Figure 16.1 The genetic content of each somatic cell in an organism is the same, but not all genes are expressed in every cell. The control of which genes are expressed dictates whether a cell is (a) an eye cell or (b) a liver cell. It is the differential gene expression patterns that arise in different cells that give rise to (c) a complete organism.

Most people know that regular exercise is important to maintain good health. It promotes cardiovascular health and helps to prevent obesity. Scientists have now discovered that long-term endurance training also changes how genes are expressed in muscle tissue. In a recent study, 23 healthy people each exercised one leg for 45 minutes four days a week while resting the other leg. After three months, muscles from participants’ legs were biopsied, and scientists analyzed the activity level of over 20,000 genes in the tissue samples.

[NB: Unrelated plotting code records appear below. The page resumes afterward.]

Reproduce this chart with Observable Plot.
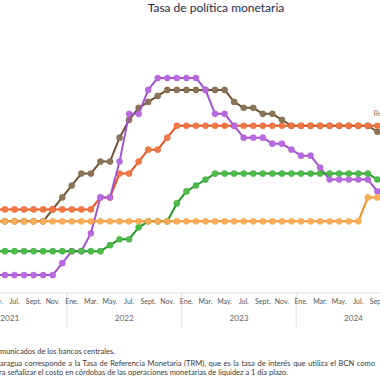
<!DOCTYPE html>
<html>
<head>
<meta charset="utf-8">
<script src="https://cdn.jsdelivr.net/npm/d3@7"></script>
<script src="https://cdn.jsdelivr.net/npm/@observablehq/plot@0.6"></script>
<style>
  html, body { margin: 0; padding: 0; background: #fff; }
  body { width: 380px; height: 380px; overflow: hidden; position: relative; font-family: Lato, "Open Sans", sans-serif; }
  #title { position: absolute; left: 0; width: 432px; top: 0; text-align: center; font-size: 12px; line-height: 16px; color: #1c2b48; z-index: 2; }
  #chart { position: absolute; left: 0; top: 0; }
  #chart svg { background: transparent; overflow: hidden; }
  .foot { position: absolute; white-space: nowrap; text-align: right; font-size: 7.5px; line-height: 10px; color: #3a3a3a; }
</style>
</head>
<body>
<div id="title">Tasa de política monetaria</div>
<div id="chart"></div>
<div class="foot" style="right:265px; top:347px;">Fuente: Comunicados de los bancos centrales.</div>
<div class="foot" style="right:5px; top:359px; word-spacing:0.7px;">Nota: La tasa de Nicaragua corresponde a la Tasa de Referencia Monetaria (TRM), que es la tasa de interés que utiliza el BCN como</div>
<div class="foot" style="right:92px; top:368px;">instrumento para señalizar el costo en córdobas de las operaciones monetarias de liquidez a 1 día plazo.</div>
<script>
// Months (May 2021 – Sep 2024)
const months = [
  "2021-05","2021-06","2021-07","2021-08","2021-09","2021-10","2021-11","2021-12",
  "2022-01","2022-02","2022-03","2022-04","2022-05","2022-06","2022-07","2022-08","2022-09","2022-10","2022-11","2022-12",
  "2023-01","2023-02","2023-03","2023-04","2023-05","2023-06","2023-07","2023-08","2023-09","2023-10","2023-11","2023-12",
  "2024-01","2024-02","2024-03","2024-04","2024-05","2024-06","2024-07","2024-08","2024-09"
];
const repDominicana = [
  3,3,3,3,3,3,3.5,4.0,
  4.5,5.0,5.0,5.5,5.5,6.5,7.25,7.75,8.0,8.25,8.5,8.5,
  8.5,8.5,8.5,8.5,8.5,8.0,7.75,7.75,7.5,7.5,7.25,7.0,
  7.0,7.0,7.0,7.0,7.0,7.0,7.0,7.0,6.75
];
const nicaragua = [
  3.5,3.5,3.5,3.5,3.5,3.5,3.5,3.5,
  3.5,3.5,3.5,4.0,4.0,5.0,5.0,5.5,6.0,6.0,6.5,7.0,
  7,7,7,7,7,7,7,7,7,7,7,7,
  7,7,7,7,7,7,7,7,7
];
const costaRica = [
  0.75,0.75,0.75,0.75,0.75,0.75,0.75,1.25,
  1.75,1.75,2.5,4.0,4.0,5.5,7.5,7.5,8.5,9.0,9.0,9.0,
  9.0,9.0,8.5,7.5,7.5,7.0,6.5,6.5,6.5,6.25,6.25,6.0,
  5.75,5.75,5.25,4.75,4.75,4.75,4.75,4.75,4.25
];
const guatemala = [
  1.75,1.75,1.75,1.75,1.75,1.75,1.75,1.75,
  1.75,1.75,1.75,1.75,2.0,2.25,2.25,2.75,3.0,3.0,3.0,3.75,
  4.25,4.5,4.75,5,5,5,5,5,5,5,5,5,
  5,5,5,5,5,5,5,5,4.75
];
const honduras = [
  3,3,3,3,3,3,3,3,
  3,3,3,3,3,3,3,3,3,3,3,3,
  3,3,3,3,3,3,3,3,3,3,3,3,
  3,3,3,3,3,3,3,4.0,4.0
];
const monthNames = ["Ene.","Feb.","Mar.","Abr.","May.","Jun.","Jul.","Ago.","Sept.","Oct.","Nov.","Dic."];
const years = [2021, 2022, 2023, 2024];

// month index since Jan 2021
const mIdx = s => (+s.slice(0,4) - 2021) * 12 + (+s.slice(5,7) - 1);

const seriesDefs = [
  {name: "Rep. Dominicana", values: repDominicana, line: "#6e5434", dot: "#8d7459"},
  {name: "Nicaragua", values: nicaragua, line: "#e8541f", dot: "#f07845"},
  {name: "Costa Rica", values: costaRica, line: "#a552d0", dot: "#b86ae0"},
  {name: "Guatemala", values: guatemala, line: "#1f9a22", dot: "#4fbb4a"},
  {name: "Honduras", values: honduras, line: "#f39020", dot: "#f7ae5c"}
];

const marks = [];
marks.push(Plot.ruleY([0], {stroke: "#dedede", strokeWidth: 1}));
// year separators
const seps = years.slice(1).map(y => (y - 2021) * 12 - 0.5);
marks.push(Plot.ruleX(seps, {x: d => d, y1: 0, y2: -1.47, stroke: "#e2e2e2", strokeWidth: 1}));
// month labels (every two months)
const monthTicks = months.filter(m => (+m.slice(5,7)) % 2 === 1);
marks.push(Plot.text(monthTicks, {x: mIdx, text: m => monthNames[+m.slice(5,7) - 1], frameAnchor: "bottom", dy: 11, fontSize: 7, fill: "#555", fontFamily: "Lato"}));
// year labels
marks.push(Plot.text(years, {x: y => (y - 2021) * 12 + 5.5, text: y => String(y), frameAnchor: "bottom", dy: 28, fontSize: 8.2, fill: "#666", fontFamily: "Lato"}));

for (const s of seriesDefs) {
  const data = months.map((m, i) => ({t: mIdx(m), v: s.values[i]}));
  marks.push(Plot.line(data, {x: "t", y: "v", stroke: s.line, strokeWidth: 2}));
  marks.push(Plot.dot(data, {x: "t", y: "v", r: 3.1, fill: s.dot, stroke: s.line, strokeWidth: 0.6, strokeOpacity: 0.5}));
}
// end label for Rep. Dominicana (cut by the frame edge, as in the reference crop)
marks.push(Plot.text([{t: mIdx("2024-09"), v: 7.5, label: "Rep. Dominicana"}], {x: "t", y: "v", text: "label", textAnchor: "start", dx: -4, fontSize: 8, fill: "#8a7a6a", fontFamily: "Lato"}));

const chart = Plot.plot({
  width: 380,
  height: 330,
  marginLeft: 0,
  marginRight: 0,
  marginTop: 53.6,
  marginBottom: 37.5,
  x: {type: "linear", domain: [4.534, 44.325], axis: null},
  y: {domain: [0, 10], axis: null},
  style: {background: "transparent", fontFamily: "Lato"},
  marks
});
document.getElementById("chart").appendChild(chart);
</script>
</body>
</html>
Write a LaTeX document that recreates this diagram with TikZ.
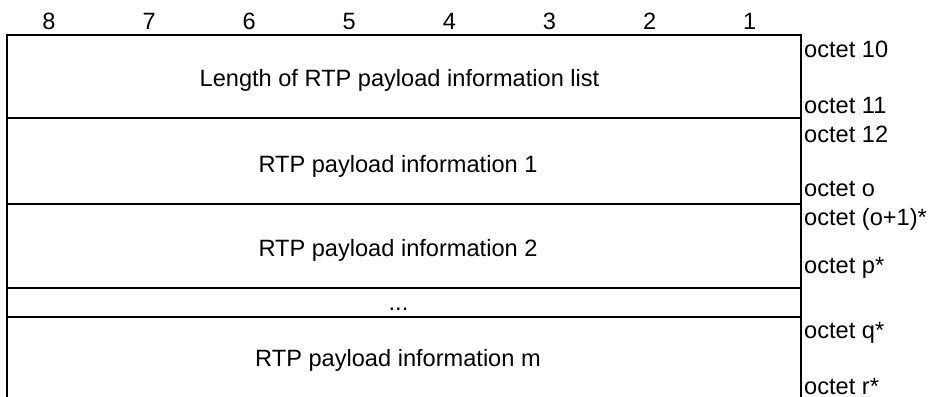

They found that for each participant the exercised leg had reduced inflammation and improved metabolism compared with the non-exercised leg. These differences were accompanied by changes in genes associated with metabolism and inflammation. However, the actual nucleotide sequences of the genes weren’t changed. Instead, some genes were methylated, which simply means methyl groups were attached to certain nucleotides along the sequence. This, essentially, turned the genes “off” or otherwise changed how they were expressed. DNA methylation is an example of epigenetics, which is a process that alters genes without affecting the nucleotide sequence of the genes. The full research article can be found here.

Teacher Support

Before students begin this chapter, they should review these concepts: DNA and chromatin structure, transcription, and translation.